Année 1858 |
4 décembre 1858
Alfred de Falloux à Marie de Falloux
4 décembre [1858]1
Chère Marie,
Vos dernières lettres ont toutes un fond de tristesse qui me fait beaucoup penser à l'état de votre père et à tout ce qui en résulte de chagrin autour de lui. Je veux donc vous rappeler que je vous avais, dès cet automne, proposé de passer l'hiver tout entier à , si vous ne jugiez pas la santé de Loyde un obstacle incontournable. Réfléchissez-y encore, chère Marie, à ce seul point de vue, pour moi, partout où je vous retrouverai, je ne ferai nulle différence entre un lieu et un autre. Le climat ne sera pas désormais beaucoup plus dur qu'il ne l'aura été en décembre.
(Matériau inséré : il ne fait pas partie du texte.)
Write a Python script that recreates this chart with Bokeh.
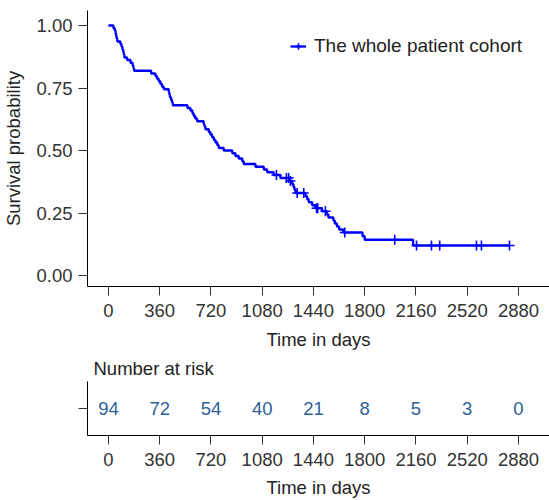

Vous pouvez donc juger déjà, comment Loyde le supporte ; comment ses promenades, ses exercices nécessaires s'y font leurs petites places ; les conseils de M. Briand2 inspirent confiance et semblent désintéressés. Quant à moi, du côté de la santé, vous n'avez à vous préoccuper en aucune sorte ; le climat m'est déjà connu et vous pouvez vous rappeler quel parti je tirais du potager si bien abrité. La moitié de l'Isère sera déjà passée quand je vous arriverai. Si vous prenez cette résolution, à laquelle je vous engage de tout mon cœur, je ne prendrai que le temps de traverser le Bourg d'Iré pour y prendre les papiers de Mme Swetchine, m'entendre avec M. Manceau3 et je vous arriverai dans la première quinzaine de janvier au lieu du dernier jour de décembre, car la nouvelle de la grâce4 faite à M. de Montalembert, me rend toute liberté d'être rendu au Bourg d'Iré pour Noël. Jules5 fait tous ses préparatifs pour me conduire lui-même à Toulouse. Nous partons demain après la messe, avec lui et Albert6, qui ne quitterons Toulouse qu'avec nous, mais pour rentrer à sauvetage Sauveterre7 tandis que je continuerai sur Sorèze8. L'évêque de Carcassonne9 est revenu. Il assistait avant-hier à Toulouse au sacre de l'évêque de Pamiers10. Carcassonne sera donc ma première station en sortant de Sorèze, vraisemblablement, car je n'ai pas encore donné signe de vie à l'évêque, restant toujours sur vos nouvelles du chemin de fer de Tours. L'adresse de Sorèze est simplement Sorèze (Tarn). Il n'y a vraiment que ce lieu-là qui puisse me faire battre le cœur entre tout ce que je vais laisser ici d'incomparables amitiés, et tout ce qui m'attire si violemment vers vous chère Marie. Je vous embrasse toutes trois bien des fois.
Alfred
Avez-vous enfin reçu le Correspondant et n'avez-vous pas oublié de brûler le nom mystérieux. Je reviens sur ce dernier point et je vous conterai de vive voix le motif de mon insistance. Je reçois le Journal de Rennes11, et j'en suis charmé.